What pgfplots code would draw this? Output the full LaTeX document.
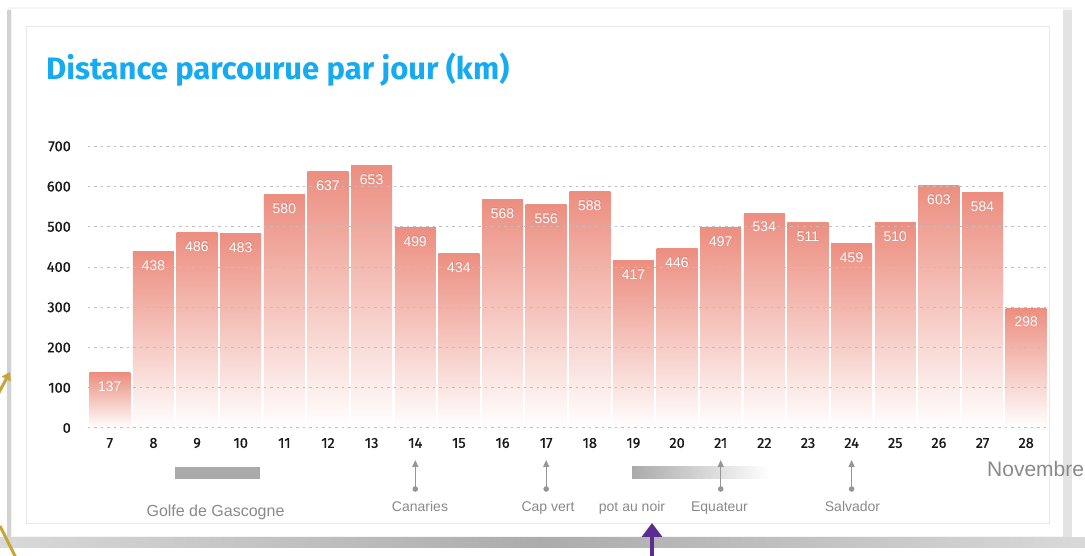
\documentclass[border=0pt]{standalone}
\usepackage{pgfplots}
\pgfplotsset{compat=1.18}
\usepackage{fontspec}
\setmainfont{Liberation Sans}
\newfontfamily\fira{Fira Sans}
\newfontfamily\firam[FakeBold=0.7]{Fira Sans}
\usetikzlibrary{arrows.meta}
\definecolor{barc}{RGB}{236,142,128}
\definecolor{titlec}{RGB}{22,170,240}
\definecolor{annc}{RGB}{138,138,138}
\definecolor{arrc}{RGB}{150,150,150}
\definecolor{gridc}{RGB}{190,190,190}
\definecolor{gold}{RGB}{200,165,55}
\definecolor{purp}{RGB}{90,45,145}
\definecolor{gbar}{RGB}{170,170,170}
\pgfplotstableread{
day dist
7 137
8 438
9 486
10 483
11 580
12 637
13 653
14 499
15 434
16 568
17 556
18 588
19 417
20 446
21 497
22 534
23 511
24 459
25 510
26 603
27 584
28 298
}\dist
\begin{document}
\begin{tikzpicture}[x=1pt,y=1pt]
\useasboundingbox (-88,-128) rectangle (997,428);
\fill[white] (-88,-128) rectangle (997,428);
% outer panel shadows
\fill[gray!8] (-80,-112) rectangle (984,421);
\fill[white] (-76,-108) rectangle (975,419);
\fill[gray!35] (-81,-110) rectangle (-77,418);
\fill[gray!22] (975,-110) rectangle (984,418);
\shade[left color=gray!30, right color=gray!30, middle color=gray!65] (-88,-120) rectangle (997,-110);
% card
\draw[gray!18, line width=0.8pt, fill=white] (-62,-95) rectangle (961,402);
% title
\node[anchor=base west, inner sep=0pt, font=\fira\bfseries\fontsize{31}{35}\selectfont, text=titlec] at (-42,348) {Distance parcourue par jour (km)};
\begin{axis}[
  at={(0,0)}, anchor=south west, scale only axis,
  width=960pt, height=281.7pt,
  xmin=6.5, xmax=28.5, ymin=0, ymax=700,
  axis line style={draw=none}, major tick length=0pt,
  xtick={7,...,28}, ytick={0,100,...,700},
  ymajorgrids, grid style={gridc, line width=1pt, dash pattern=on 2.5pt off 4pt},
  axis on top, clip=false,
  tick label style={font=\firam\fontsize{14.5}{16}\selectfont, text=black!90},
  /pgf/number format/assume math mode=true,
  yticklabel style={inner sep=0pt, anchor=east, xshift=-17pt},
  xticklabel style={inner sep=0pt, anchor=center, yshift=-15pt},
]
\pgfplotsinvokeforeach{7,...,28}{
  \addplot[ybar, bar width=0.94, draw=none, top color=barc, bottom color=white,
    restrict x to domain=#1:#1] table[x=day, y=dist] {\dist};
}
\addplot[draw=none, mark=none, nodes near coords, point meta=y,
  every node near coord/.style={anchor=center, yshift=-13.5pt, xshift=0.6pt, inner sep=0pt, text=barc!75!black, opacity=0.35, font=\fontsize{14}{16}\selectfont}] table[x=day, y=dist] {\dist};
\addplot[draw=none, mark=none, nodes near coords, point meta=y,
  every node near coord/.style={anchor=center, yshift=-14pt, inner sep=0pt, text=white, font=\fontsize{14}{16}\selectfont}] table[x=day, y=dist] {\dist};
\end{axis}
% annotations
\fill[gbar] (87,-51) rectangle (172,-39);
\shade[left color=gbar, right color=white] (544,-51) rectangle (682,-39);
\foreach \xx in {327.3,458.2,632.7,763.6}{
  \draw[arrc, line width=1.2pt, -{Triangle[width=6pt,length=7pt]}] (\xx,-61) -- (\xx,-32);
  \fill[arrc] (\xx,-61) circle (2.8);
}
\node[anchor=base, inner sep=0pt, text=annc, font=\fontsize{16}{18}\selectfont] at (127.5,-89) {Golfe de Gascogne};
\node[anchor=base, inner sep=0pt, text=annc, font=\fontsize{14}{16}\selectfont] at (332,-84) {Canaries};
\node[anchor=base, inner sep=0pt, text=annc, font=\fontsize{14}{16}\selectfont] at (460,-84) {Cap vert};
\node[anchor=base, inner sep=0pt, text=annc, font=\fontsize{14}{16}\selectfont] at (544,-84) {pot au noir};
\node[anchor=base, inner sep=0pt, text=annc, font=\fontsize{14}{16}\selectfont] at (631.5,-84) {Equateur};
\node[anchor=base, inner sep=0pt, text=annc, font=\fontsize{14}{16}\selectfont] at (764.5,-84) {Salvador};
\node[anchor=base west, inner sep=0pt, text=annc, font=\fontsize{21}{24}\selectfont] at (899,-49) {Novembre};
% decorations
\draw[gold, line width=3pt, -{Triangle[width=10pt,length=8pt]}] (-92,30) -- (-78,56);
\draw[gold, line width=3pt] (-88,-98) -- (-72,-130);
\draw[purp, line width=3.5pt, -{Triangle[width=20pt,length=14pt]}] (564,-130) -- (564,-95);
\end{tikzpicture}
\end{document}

----

# [Requirements]
Omit every picture while copying the listing above exactly.

# [The response]
What pgfplots code would draw this? Output the full LaTeX document.
\documentclass[border=0pt]{standalone}
\usepackage{pgfplots}
\pgfplotsset{compat=1.18}
\usepackage{fontspec}
\setmainfont{Liberation Sans}
\newfontfamily\fira{Fira Sans}
\newfontfamily\firam[FakeBold=0.7]{Fira Sans}
\usetikzlibrary{arrows.meta}
\definecolor{barc}{RGB}{236,142,128}
\definecolor{titlec}{RGB}{22,170,240}
\definecolor{annc}{RGB}{138,138,138}
\definecolor{arrc}{RGB}{150,150,150}
\definecolor{gridc}{RGB}{190,190,190}
\definecolor{gold}{RGB}{200,165,55}
\definecolor{purp}{RGB}{90,45,145}
\definecolor{gbar}{RGB}{170,170,170}
\pgfplotstableread{
day dist
7 137
8 438
9 486
10 483
11 580
12 637
13 653
14 499
15 434
16 568
17 556
18 588
19 417
20 446
21 497
22 534
23 511
24 459
25 510
26 603
27 584
28 298
}\dist
\begin{document}
\begin{tikzpicture}[x=1pt,y=1pt]
\useasboundingbox (-88,-128) rectangle (997,428);
\fill[white] (-88,-128) rectangle (997,428);
% outer panel shadows
\fill[gray!8] (-80,-112) rectangle (984,421);
\fill[white] (-76,-108) rectangle (975,419);
\fill[gray!35] (-81,-110) rectangle (-77,418);
\fill[gray!22] (975,-110) rectangle (984,418);
\shade[left color=gray!30, right color=gray!30, middle color=gray!65] (-88,-120) rectangle (997,-110);
% card
\draw[gray!18, line width=0.8pt, fill=white] (-62,-95) rectangle (961,402);
% title
\node[anchor=base west, inner sep=0pt, font=\fira\bfseries\fontsize{31}{35}\selectfont, text=titlec] at (-42,348) {Distance parcourue par jour (km)};
\begin{axis}[
  at={(0,0)}, anchor=south west, scale only axis,
  width=960pt, height=281.7pt,
  xmin=6.5, xmax=28.5, ymin=0, ymax=700,
  axis line style={draw=none}, major tick length=0pt,
  xtick={7,...,28}, ytick={0,100,...,700},
  ymajorgrids, grid style={gridc, line width=1pt, dash pattern=on 2.5pt off 4pt},
  axis on top, clip=false,
  tick label style={font=\firam\fontsize{14.5}{16}\selectfont, text=black!90},
  /pgf/number format/assume math mode=true,
  yticklabel style={inner sep=0pt, anchor=east, xshift=-17pt},
  xticklabel style={inner sep=0pt, anchor=center, yshift=-15pt},
]
\pgfplotsinvokeforeach{7,...,28}{
  \addplot[ybar, bar width=0.94, draw=none, top color=barc, bottom color=white,
    restrict x to domain=#1:#1] table[x=day, y=dist] {\dist};
}
\addplot[draw=none, mark=none, nodes near coords, point meta=y,
  every node near coord/.style={anchor=center, yshift=-13.5pt, xshift=0.6pt, inner sep=0pt, text=barc!75!black, opacity=0.35, font=\fontsize{14}{16}\selectfont}] table[x=day, y=dist] {\dist};
\addplot[draw=none, mark=none, nodes near coords, point meta=y,
  every node near coord/.style={anchor=center, yshift=-14pt, inner sep=0pt, text=white, font=\fontsize{14}{16}\selectfont}] table[x=day, y=dist] {\dist};
\end{axis}
% annotations
\fill[gbar] (87,-51) rectangle (172,-39);
\shade[left color=gbar, right color=white] (544,-51) rectangle (682,-39);
\foreach \xx in {327.3,458.2,632.7,763.6}{
  \draw[arrc, line width=1.2pt, -{Triangle[width=6pt,length=7pt]}] (\xx,-61) -- (\xx,-32);
  \fill[arrc] (\xx,-61) circle (2.8);
}
\node[anchor=base, inner sep=0pt, text=annc, font=\fontsize{16}{18}\selectfont] at (127.5,-89) {Golfe de Gascogne};
\node[anchor=base, inner sep=0pt, text=annc, font=\fontsize{14}{16}\selectfont] at (332,-84) {Canaries};
\node[anchor=base, inner sep=0pt, text=annc, font=\fontsize{14}{16}\selectfont] at (460,-84) {Cap vert};
\node[anchor=base, inner sep=0pt, text=annc, font=\fontsize{14}{16}\selectfont] at (544,-84) {pot au noir};
\node[anchor=base, inner sep=0pt, text=annc, font=\fontsize{14}{16}\selectfont] at (631.5,-84) {Equateur};
\node[anchor=base, inner sep=0pt, text=annc, font=\fontsize{14}{16}\selectfont] at (764.5,-84) {Salvador};
\node[anchor=base west, inner sep=0pt, text=annc, font=\fontsize{21}{24}\selectfont] at (899,-49) {Novembre};
% decorations
\draw[gold, line width=3pt, -{Triangle[width=10pt,length=8pt]}] (-92,30) -- (-78,56);
\draw[gold, line width=3pt] (-88,-98) -- (-72,-130);
\draw[purp, line width=3.5pt, -{Triangle[width=20pt,length=14pt]}] (564,-130) -- (564,-95);
\end{tikzpicture}
\end{document}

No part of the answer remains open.